Do you love a good story?
Do you tell a good story? Can you keep an audience engaged and on the edge of their seat? Can you captivate emotions and feelings as you take your listener on a journey? Can you remember a story someone told you where you hung on to every word, desperately waiting to find out what happened next?
As with all things in life, stories can be both helpful and unhelpful in equal measure. Especially when it comes to the stories we tell ourselves.
You see, whatever your feelings about the stories you’re told by other people, the ones you tell yourself seem to be the ones you believe the most. And sadly that’s the case, however true the story actually is. And this can be a very unhelpful, limiting situation for each and every one of us.
At the moment especially, a lot of people are telling themselves stories. Stories which aren’t that helpful to them, and aren’t even necessarily true. They are often stories based on what someone else said, or what they read online or what they have dreamt up themselves in a moment of despair.
We have to be really careful about these stories. They can lead us down a very dark road. Of course, in some cases they might be true. Things might be that bad. Bad stuff is happening all around us, especially right now. But, so is plenty of good stuff. The stories just have to be fact-checked, that’s all.
If you find yourself saying things to yourself, whether out loud or just in your own head, like; “this isn’t going to work” or “we’re not going to get paid” or “people aren’t buying anymore” or “every opportunity has dried up”, then you have to properly question how true these things are. Go and look to find out if the opposite of this story is actually happening to someone. Before you believe these things, check if other people are experiencing the exact opposite. Make sure it’s really true, before you accept it as so.
In almost all situations, you’re going to find that there is someone experiencing the direct opposite of the story you’re telling yourself. Sometimes that’s just because they’ve decided to tell themselves that alternative version of the story. “This is going to work”, “We will get paid”, “People are still buying”, “Opportunities still exist”. This is the story they tell themselves and because they believe it to be true, 9x out of 10 it comes true.
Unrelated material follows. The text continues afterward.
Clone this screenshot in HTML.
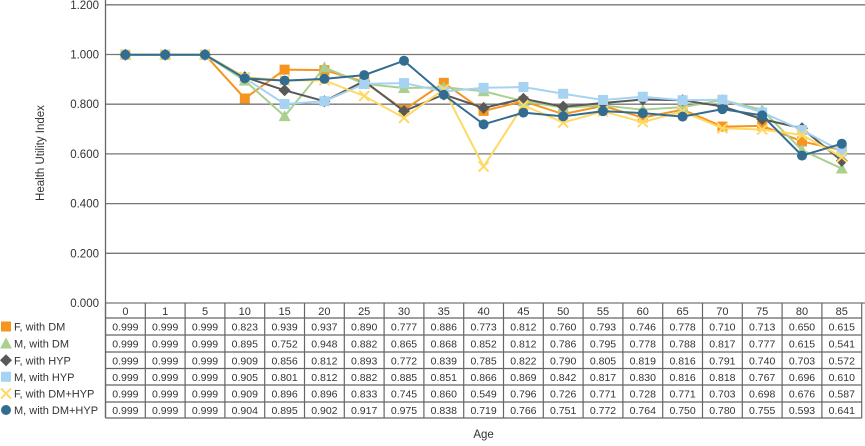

This is the power of stories.
It’s easy to get sucked-in too! I’m talking from experience. Only yesterday, I found myself talking to myself and my team about our current situation (story) and then within an hour after that conversation I realised one of our customers was experiencing the exact opposite of that story. And if they were, then others were too, which meant my version of the story wasn’t true! It meant my story was limiting us. Leading us down a dark, miserable path. It was preventing us from believing a better option exists. That’s the dangerous thing with stories we tell ourselves, we not only believe them to be true, but we then automatically believe they’re the truth, the whole truth and nothing but the truth, and nothing else is possible. When in fact, it just might be!
Please let my experience from yesterday, be a helpful reminder for you to be careful about the stories you tell yourself, just like it has been for me. Stories can change the world, but they can change it for both the worse as well as the better. As Jim Rohn said; “Stand guard at the door of your mind.”